Material supplied
((

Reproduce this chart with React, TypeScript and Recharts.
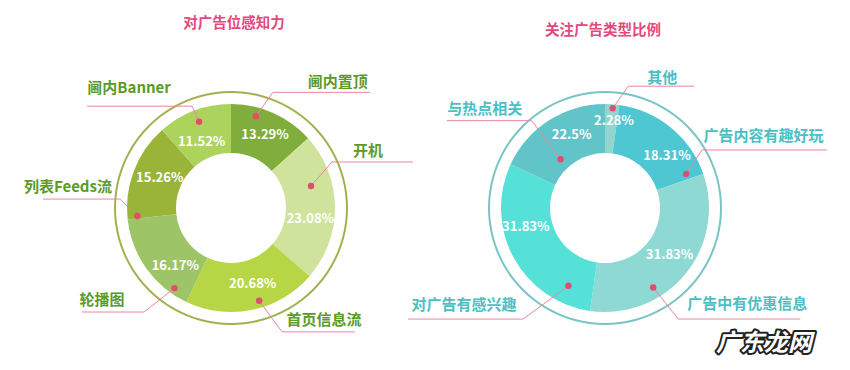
import React from 'react'
import { PieChart, Pie, Cell } from 'recharts'

// 对广告位感知力 (clockwise from 12 o'clock)
const posNames = ['阃内置顶', '开机', '首页信息流', '轮播图', '列表Feeds流', '阃内Banner']
const posShares = [13.29, 23.08, 20.68, 16.17, 15.26, 11.52]
const posColors = ['#80ad3b', '#cfe39c', '#b7d646', '#9dc466', '#9ab43a', '#acd45c']

// 关注广告类型比例 — printed figures add up to 106.75%, so the arcs use the sweep as drawn
const typeNames = ['其他', '广告内容有趣好玩', '广告中有优惠信息', '对广告有感兴趣', '与热点相关']
const typeShares = [2.28, 18.31, 31.83, 31.83, 22.5]
const typeArcs = [2.2, 17.5, 32.6, 29.6, 18.1]
const typeColors = ['#92d4ce', '#4fc7d3', '#8fd9d4', '#56e1d8', '#60c4c8']

const posData = posNames.map((name, i) => ({ name, value: posShares[i], label: posShares[i] }))
const typeData = typeNames.map((name, i) => ({ name, value: typeArcs[i], label: typeShares[i] }))

const FONT = "'Noto Sans CJK SC', 'Noto Sans', sans-serif"
const RAD = Math.PI / 180

type Callout = {
  dot: [number, number] // angle, radius
  elbow: [number, number]
  run: number // horizontal tail, signed
  text: [number, number] // offset of label centre from the elbow / tail line
  pct: [number, number] // angle shift from midAngle, radius
}

const posCallouts: Callout[] = [
  { dot: [74.8, 95], elbow: [70.1, 123], run: 97, text: [65, -12], pct: [-0.6, 82] },
  { dot: [15.4, 83], elbow: [24.5, 111], run: 81, text: [36, -12], pct: [-7.5, 80] },
  { dot: [-73.1, 97], elbow: [-67.6, 134], run: 73, text: [42, -13], pct: [4.3, 78] },
  { dot: [-125.2, 98], elbow: [-129.9, 135.6], run: -62, text: [-42, -14], pct: [9.7, 79] },
  { dot: [-175.1, 94], elbow: [175.4, 111.4], run: -77, text: [-52, -14], pct: [-3, 78] },
  { dot: [110.3, 92], elbow: [110.9, 109], run: -105, text: [-63, -20], pct: [2.6, 74] },
]

const typeCallouts: Callout[] = [
  { dot: [85.6, 100], elbow: [79.2, 124], run: 66, text: [34, -10], pct: [-1.8, 89] },
  { dot: [22.8, 88], elbow: [30.9, 113], run: 125, text: [61.5, -15], pct: [-9.7, 82] },
  { dot: [-58.8, 93], elbow: [-56.6, 133], run: 122, text: [69, -16.5], pct: [4.4, 79] },
  { dot: [-115.2, 86], elbow: [-126.4, 138], run: -115, text: [-59, -16], pct: [-16.3, 81] },
  { dot: [132.3, 66], elbow: [130, 114], run: -85, text: [-47, -13], pct: [-8.6, 82] },
]

const polar = (cx: number, cy: number, angle: number, r: number) => [
  cx + r * Math.cos(angle * RAD),
  cy - r * Math.sin(angle * RAD),
]

const callout = (layout: Callout[], textColor: string) => (props: any) => {
  const { cx, cy, midAngle, index, payload } = props
  const c = layout[index]
  if (!c) return null
  const [dx, dy] = polar(cx, cy, c.dot[0], c.dot[1])
  const [ex, ey] = polar(cx, cy, c.elbow[0], c.elbow[1])
  const [px, py] = polar(cx, cy, midAngle + c.pct[0], c.pct[1])
  const name = payload?.name ?? props.name
  const pct = payload?.label ?? props.label
  return (
    <g>
      <text x={px} y={py} fill="#fff" fontSize={13} fontWeight={700} fontFamily={FONT}
        textAnchor="middle" dominantBaseline="central">{`${pct}%`}</text>
      <polyline points={`${dx},${dy} ${ex},${ey} ${ex + c.run},${ey}`} fill="none" stroke="#ea85a2" strokeWidth={1} />
      <circle cx={dx} cy={dy} r={3.2} fill="#e04e6e" />
      <text x={ex + c.text[0]} y={ey + c.text[1]} fill={textColor} fontSize={15} fontWeight={700} fontFamily={FONT}
        textAnchor="middle" dominantBaseline="central">{name}</text>
    </g>
  )
}

export default function App() {
  return (
    <div style={{ position: 'absolute', left: 0, top: 0, width: 850, height: 370, background: '#fff' }}>
      <PieChart width={850} height={370} margin={{ top: 0, right: 0, bottom: 0, left: 0 }}>
        <Pie data={[{ v: 1 }]} dataKey="v" cx={231} cy={208} innerRadius={115} outerRadius={117}
          fill="#a0b250" stroke="none" isAnimationActive={false} />
        <Pie data={[{ v: 1 }]} dataKey="v" cx={605} cy={208} innerRadius={115} outerRadius={117}
          fill="#79c4c4" stroke="none" isAnimationActive={false} />
        <Pie data={posData} dataKey="value" cx={231} cy={208} innerRadius={55} outerRadius={104}
          startAngle={90} endAngle={-270} stroke="none" labelLine={false}
          label={callout(posCallouts, '#5b9b26')} isAnimationActive={false}>
          {posData.map((d, i) => <Cell key={d.name} fill={posColors[i]} />)}
        </Pie>
        <Pie data={typeData} dataKey="value" cx={605} cy={208} innerRadius={55} outerRadius={104}
          startAngle={90} endAngle={-270} stroke="none" labelLine={false}
          label={callout(typeCallouts, '#4bbfc4')} isAnimationActive={false}>
          {typeData.map((d, i) => <Cell key={d.name} fill={typeColors[i]} />)}
        </Pie>
      </PieChart>
      <svg width={850} height={370} style={{ position: 'absolute', left: 0, top: 0, pointerEvents: 'none' }}>
        <text x={234} y={21} fill="#e4487c" fontSize={14.5} fontWeight={700} fontFamily={FONT}
          textAnchor="middle" dominantBaseline="central">对广告位感知力</text>
        <text x={603} y={28} fill="#e4487c" fontSize={14.5} fontWeight={700} fontFamily={FONT}
          textAnchor="middle" dominantBaseline="central">关注广告类型比例</text>
        <text x={764} y={340} fill="#fff" stroke="#222" strokeWidth={4} paintOrder="stroke"
          strokeLinejoin="round" fontSize={24} fontWeight={700} fontStyle="italic" fontFamily={FONT}
          textAnchor="middle" dominantBaseline="central">广东龙网</text>
      </svg>
    </div>
  )
}
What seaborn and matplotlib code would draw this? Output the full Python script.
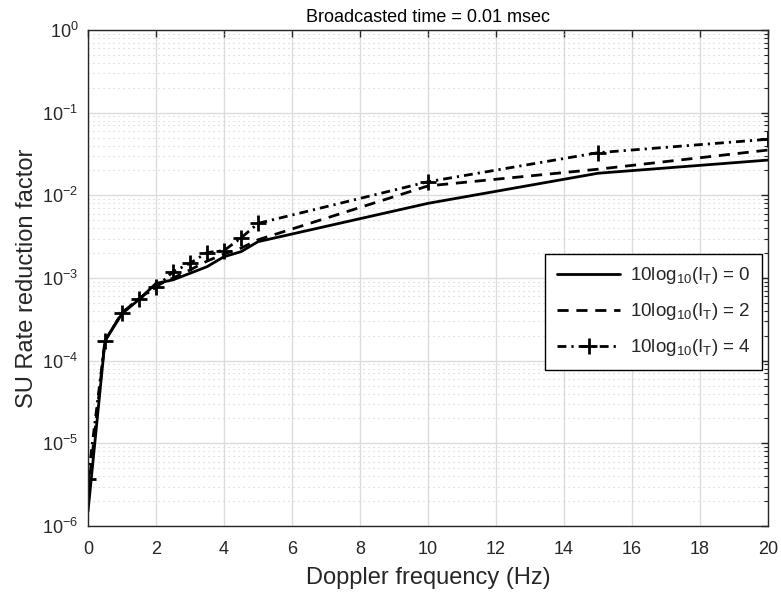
import numpy as np
import pandas as pd
import matplotlib
matplotlib.use("Agg")
import matplotlib.pyplot as plt
import seaborn as sns
from matplotlib.ticker import LogLocator, FixedLocator, NullFormatter

# ---- data ----
doppler = [0, 0.5, 1, 1.5, 2, 2.5, 3, 3.5, 4, 4.5, 5, 10, 15, 20]
rate_it0 = [1.5e-6, 1.74e-4, 3.7e-4, 5.5e-4, 8.6e-4, 9.5e-4, 1.14e-3, 1.37e-3, 1.81e-3, 2.08e-3, 2.75e-3, 8.0e-3, 1.85e-2, 2.67e-2]
rate_it2 = [2.5e-6, 1.74e-4, 3.8e-4, 5.6e-4, 8.0e-4, 1.0e-3, 1.25e-3, 1.6e-3, 1.95e-3, 2.3e-3, 2.9e-3, 1.3e-2, 2.07e-2, 3.53e-2]
rate_it4 = [3.7e-6, 1.74e-4, 3.8e-4, 5.6e-4, 7.7e-4, 1.19e-3, 1.51e-3, 2.03e-3, 2.15e-3, 3.05e-3, 4.58e-3, 1.46e-2, 3.28e-2, 4.77e-2]
labels = ["10log$_{10}$(I$_T$) = 0", "10log$_{10}$(I$_T$) = 2", "10log$_{10}$(I$_T$) = 4"]
title = "Broadcasted time = 0.01 msec"
xlabel = "Doppler frequency (Hz)"
ylabel = "SU Rate reduction factor"
xticks = [0, 2, 4, 6, 8, 10, 12, 14, 16, 18, 20]
yticks = [1e-6, 1e-5, 1e-4, 1e-3, 1e-2, 1e-1, 1e0]

df = pd.DataFrame({
    "x": doppler * 3,
    "y": rate_it0 + rate_it2 + rate_it4,
    "series": [labels[0]] * len(doppler) + [labels[1]] * len(doppler) + [labels[2]] * len(doppler),
})

sns.set_theme(style="white")
plt.rcParams["font.family"] = ["Liberation Sans", "DejaVu Sans"]
plt.rcParams["mathtext.fontset"] = "custom"
plt.rcParams["mathtext.rm"] = "Liberation Sans"
plt.rcParams["mathtext.it"] = "Liberation Sans"
plt.rcParams["mathtext.default"] = "regular"
plt.rcParams["axes.unicode_minus"] = False

W, H = 781, 597
L, R, T, B = 88, 768, 30, 526
fig = plt.figure(figsize=(W / 100, H / 100), dpi=100)
ax = fig.add_axes([L / W, 1 - B / H, (R - L) / W, (B - T) / H])

styles = [
    dict(linestyle="-", marker=None),
    dict(linestyle=(0, (4, 2.8)), marker=None),
    dict(linestyle=(0, (3.2, 1.8, 0.8, 1.8)), marker="+"),
]
for lab, st in zip(labels, styles):
    sub = df[df["series"] == lab]
    sns.lineplot(data=sub, x="x", y="y", ax=ax, color="black", linewidth=2,
                 linestyle=st["linestyle"], marker=st["marker"], markersize=12,
                 markeredgewidth=2, markeredgecolor="black", markerfacecolor="black",
                 label=lab, legend=False)

ax.set_yscale("log")
ax.set_xlim(0, 20)
ax.set_ylim(1e-6, 1e0)
ax.xaxis.set_major_locator(FixedLocator(xticks))
ax.yaxis.set_major_locator(FixedLocator(yticks))
ax.yaxis.set_minor_locator(LogLocator(base=10, subs=np.arange(2, 10), numticks=20))
ax.yaxis.set_minor_formatter(NullFormatter())

ax.grid(True, which="major", color="#dcdcdc", linewidth=1, linestyle="-")
ax.grid(True, which="minor", axis="y", color="#cfcfcf", linewidth=0.8, linestyle=(0, (1, 3.5)))
ax.set_axisbelow(True)

ax.tick_params(axis="both", which="both", direction="in", top=True, right=True,
               colors="#262626", labelcolor="#262626", labelsize=13)
ax.tick_params(axis="both", which="major", length=5, width=1)
ax.tick_params(axis="y", which="minor", length=3, width=0.8)
ax.tick_params(axis="x", which="major", pad=11)
ax.tick_params(axis="y", which="major", pad=7)
for s in ax.spines.values():
    s.set_color("#262626")
    s.set_linewidth(1)

ax.set_title(title, fontsize=13, color="black", pad=6)
ax.set_xlabel(xlabel, fontsize=17, color="#262626", labelpad=6)
ax.set_ylabel(ylabel, fontsize=17, color="#262626", labelpad=3)

leg = ax.legend(loc="upper right", bbox_to_anchor=(0.991, 0.548), fontsize=13.5,
                frameon=True, fancybox=False, edgecolor="black", framealpha=1,
                handlelength=3.4, borderpad=0.6, labelspacing=0.8, handletextpad=0.5,
                borderaxespad=0)
leg.get_frame().set_linewidth(1)

fig.savefig("out.png", dpi=100, facecolor="white")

))

Keep to the lines above from the line with "What seaborn and" to the line with "from matplotlib.ticker import", and set down exactly those, inclusive, with nothing else and every picture left out.

Solution to this problem
What seaborn and matplotlib code would draw this? Output the full Python script.
import numpy as np
import pandas as pd
import matplotlib
matplotlib.use("Agg")
import matplotlib.pyplot as plt
import seaborn as sns
from matplotlib.ticker import LogLocator, FixedLocator, NullFormatter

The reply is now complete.